RBI unlikely to cut rates as inflation risk soars

In view of high inflation and deficient monsoon rainfall, the Reserve Bank may find it difficult to cut the key lending rate to boost the economy as is being demanded by the industry.

Last Updated: Jul 30, 2012, 23:05 PM IST

Mumbai: The Reserve Bank on Monday hinted at holding on to its elevated rates in the quarterly monetary policy review on Tuesday, saying there are increased risks on inflation scenario and lack of action on the fiscal front.

"Monetary policy space needs to be created through fiscal adjustment and structural measures to improve supply conditions ..." the Reserve Bank said in its report on Macroeconomic and Monetary Developments, released on the eve of the policy announcement.

The near-term outlook on inflation is marked by a slew of upside risks despite significant slowdown in growth, the RBI said, adding that suppressed inflation, poor supply responses and a weaker monsoon are risks to price-situation.

"Persistence of inflation, even as growth is slowing has emerged as major challenge for monetary policy," it said.

For the month of June, the headline or WPI inflation stood at 7.25 percent while the consumer price index was at double-digit level of 10.02 percent.

The pro-growth lobby, which is alarmed over quarterly growth slipping to a nine-year low of 5.3 percent for the March quarter, wants the RBI to slash interest rate to prop-up growth.

In its last review of June 16, the RBI had refrained to cut policy rate despite hard lobbying by industry to ease policy rate.

RBI also said that the growth in the current fiscal is likely to be below the reduced potential of 7.5 percent because of "global headwinds, inflation and policy uncertainty".

RBI noted that monetary and liquidity conditions have eased and are not significantly impinging on growth.

"A 0.50 percent repo rate cut, following a 1.25 percent CRR (Cash Reserve Ratio) reduction, coupled with active open market operation purchases have significantly eased monetary and liquidity conditions during 2012-13 so far," it said.

Interestingly, policy uncertainty, a favourite phrase with the corporates and investor class, also found favour with the RBI for the first time.

"Revival of investor confidence would need to be supported by addressing concerns over policy stasis, while putting in place complimentary actions that address macro-economic weaknesses," the RBI report said.

A study of professional forecasters done by RBI revealed that growth will slip to 6.5 percent for the fiscal against RBI's projection of 7.3 percent.
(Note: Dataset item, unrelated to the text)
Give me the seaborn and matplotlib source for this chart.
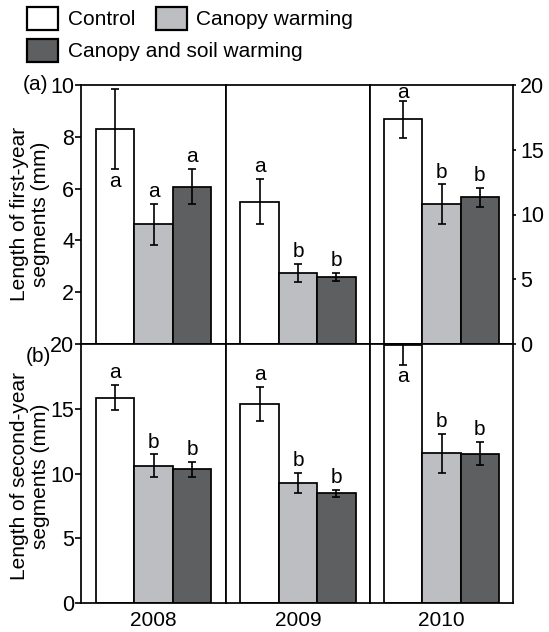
import matplotlib
matplotlib.use('Agg')
import matplotlib.pyplot as plt
import matplotlib.patches as mpatches
import seaborn as sns
import pandas as pd

# ---------------- data ----------------
years = ['2008', '2009', '2010']
treatments = ['Control', 'Canopy warming', 'Canopy and soil warming']
colors = ['#ffffff', '#bdbec2', '#5e5f61']

# first-year segments (2008, 2009 on left axis 0-10; 2010 on right axis 0-20)
first_mean_2008 = [8.29, 4.62, 6.07]
first_err_2008 = [1.55, 0.78, 0.68]
first_mean_2009 = [5.49, 2.75, 2.60]
first_err_2009 = [0.87, 0.34, 0.15]
first_mean_2010 = [17.35, 10.79, 11.33]
first_err_2010 = [1.45, 1.53, 0.73]
first_letters_2008 = ['a', 'a', 'a']
first_letters_2009 = ['a', 'b', 'b']
first_letters_2010 = ['a', 'b', 'b']

# second-year segments (axis 0-20)
second_mean_2008 = [15.86, 10.61, 10.33]
second_err_2008 = [0.95, 0.86, 0.58]
second_mean_2009 = [15.37, 9.26, 8.46]
second_err_2009 = [1.30, 0.75, 0.26]
second_mean_2010 = [19.90, 11.57, 11.52]
second_err_2010 = [1.55, 1.50, 0.90]
second_letters_2008 = ['a', 'b', 'b']
second_letters_2009 = ['a', 'b', 'b']
second_letters_2010 = ['a', 'b', 'b']

first_ticks_left = [2, 4, 6, 8, 10]
first_ticks_right = [0, 5, 10, 15, 20]
second_ticks = [0, 5, 10, 15, 20]

# ---------------- style ----------------
sns.set_theme(style='ticks')
plt.rcParams['font.family'] = ['Liberation Sans', 'DejaVu Sans']
plt.rcParams['font.size'] = 15
plt.rcParams['axes.linewidth'] = 1.25
plt.rcParams['xtick.major.width'] = 1.2
plt.rcParams['ytick.major.width'] = 1.2
plt.rcParams['text.color'] = 'black'
plt.rcParams['xtick.color'] = 'black'
plt.rcParams['ytick.color'] = 'black'
plt.rcParams['axes.edgecolor'] = 'black'

W, H = 549, 632
fig = plt.figure(figsize=(W / 100, H / 100), dpi=100)

col_edges = [81, 226, 370, 513]
row_edges = [(85, 344), (344, 603)]


def make_ax(ci, ri):
    x0, x1 = col_edges[ci], col_edges[ci + 1]
    ytop, ybot = row_edges[ri]
    return fig.add_axes([x0 / W, 1 - ybot / H, (x1 - x0) / W, (ybot - ytop) / H])


def draw(ax, year, means, errs, letters, below=None, tight_top=False):
    df = pd.DataFrame({'year': [year] * 3, 'treatment': treatments, 'value': means})
    sns.barplot(data=df, x='year', y='value', hue='treatment', hue_order=treatments,
                palette=colors, saturation=1, edgecolor='black', linewidth=1.25,
                errorbar=None, width=0.8, legend=False, ax=ax)
    bars = sorted(ax.patches, key=lambda p: p.get_x())
    for i, (bar, m, e, l) in enumerate(zip(bars, means, errs, letters)):
        xc = bar.get_x() + bar.get_width() / 2
        ax.errorbar(xc, m, yerr=e, fmt='none', ecolor='black', elinewidth=1.2,
                    capsize=2.7, capthick=1.2)
        if below == i:
            ax.annotate(l, (xc, m - e), xytext=(0, -1.5), textcoords='offset points',
                        ha='center', va='top', fontsize=15)
        else:
            off = 2 if (tight_top and i == 0) else 5
            ax.annotate(l, (xc, m + e), xytext=(0, off), textcoords='offset points',
                        ha='center', va='baseline', fontsize=15)
    ax.set_xlim(-0.5, 0.5)
    ax.set_xlabel('')
    ax.set_ylabel('')


# top row
a00 = make_ax(0, 0)
draw(a00, '2008', first_mean_2008, first_err_2008, first_letters_2008, below=0)
a00.set_ylim(0, 10)
a00.set_yticks(first_ticks_left)
a00.tick_params(axis='y', length=4.3, pad=0.5, labelsize=15.5)

a01 = make_ax(1, 0)
draw(a01, '2009', first_mean_2009, first_err_2009, first_letters_2009)
a01.set_ylim(0, 10)
a01.tick_params(axis='y', left=False, labelleft=False)

a02 = make_ax(2, 0)
draw(a02, '2010', first_mean_2010, first_err_2010, first_letters_2010, tight_top=True)
a02.set_ylim(0, 20)
a02.yaxis.tick_right()
a02.set_yticks(first_ticks_right)
a02.tick_params(axis='y', length=2.5, pad=2.5, labelsize=15.5)

for ax in (a00, a01, a02):
    ax.tick_params(axis='x', bottom=False, labelbottom=False)

# bottom row
b00 = make_ax(0, 1)
draw(b00, '2008', second_mean_2008, second_err_2008, second_letters_2008)
b01 = make_ax(1, 1)
draw(b01, '2009', second_mean_2009, second_err_2009, second_letters_2009)
b02 = make_ax(2, 1)
draw(b02, '2010', second_mean_2010, second_err_2010, second_letters_2010, below=0)
for ax in (b00, b01, b02):
    ax.set_ylim(0, 20)
    ax.tick_params(axis='x', length=0, pad=5.5, labelsize=15)
b00.set_yticks(second_ticks)
b00.tick_params(axis='y', length=4.3, pad=0.5, labelsize=15.5)
for ax in (b01, b02):
    ax.tick_params(axis='y', left=False, labelleft=False)

# panel tags
a00.text((48 - 81) / 145, 1.0, '(a)', transform=a00.transAxes, ha='right', va='center', fontsize=15)
b00.text((51 - 81) / 145, 1 - 13 / 259, '(b)', transform=b00.transAxes, ha='right', va='center', fontsize=15)

# y labels
fig.text(30 / W, 1 - 214 / H, 'Length of first-year\nsegments (mm)', rotation=90,
         ha='center', va='center', ma='center', fontsize=15, linespacing=1.15)
fig.text(30 / W, 1 - 476 / H, 'Length of second-year\nsegments (mm)', rotation=90,
         ha='center', va='center', ma='center', fontsize=15, linespacing=1.15)

# legend
handles = [mpatches.Patch(facecolor=c, edgecolor='black', linewidth=1.6) for c in colors]
leg_kw = dict(loc='upper left', frameon=False, borderpad=0, borderaxespad=0,
              handlelength=1.5, handleheight=1.3, handletextpad=0.45,
              columnspacing=1.0, fontsize=15)
fig.legend(handles[:2], treatments[:2], ncol=2, bbox_to_anchor=(27 / W, 1 - 7 / H), **leg_kw)
fig.legend(handles[2:], treatments[2:], ncol=1, bbox_to_anchor=(27 / W, 1 - 39 / H), **leg_kw)

fig.savefig('out.png', dpi=100)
For inflation, forecasters upped their expectations to 7.3 percent from the earlier 6.9 percent by fiscal-end.

RBI said high prices of protein items, which it cites as the main factor of driving inflation in the last two years of high growth, are unlikely to wear-off even if the growth slips.

For the Centre, RBI said there is an urgent need to control expenditure. "Removing constraints on FDI and improving the investment climate by moving quickly to address bottlenecks in infrastructure space are important," it said.

It also noted that due to fiscal imbalances, the Centre's space for stimulus is limited compared to 2008-09 when the government moved in quickly with stimulus packages.

On the movement of monsoon, RBI said the deficiencies can have an adverse impact on food inflation.

Until July 27, the monsoon was deficient by 21 percent compared with the long period average.

This is likely to impact kharif crops, especially coarse cereals and pulses, RBI said.

"Risks to inflation remain from unsatisfactory monsoon and increases in MSP (Minimum Support Price) even as growth slowdown eases demand pressures," it said.

While core inflationary pressures are currently muted, it said, "a continued rise in real wages may spill over to core inflation," it said.

On the current account deficit (CAD), RBI said softening of global crude oil prices and moderation of gold imports may slightly lower CAD in 2012-13, but risks remain, especially with slowing global growth and trade and low price elasticity of import demand.

With regard to global economy, it said, persistent euro area problems and weakening growth in emerging and developing economies (EDEs) will be a drag on global growth in 2012.

"The deceleration in growth in the BRICS nations, which have so far been drivers of EDEs' growth, has added a new dimension to the global slowdown, making near-term recovery difficult," it said.

"Global financial market stress resurfaced due to the deepening crisis in the euro area, especially in Greece and Spain; the Libor fixing scandal has added to the uncertainty," it added.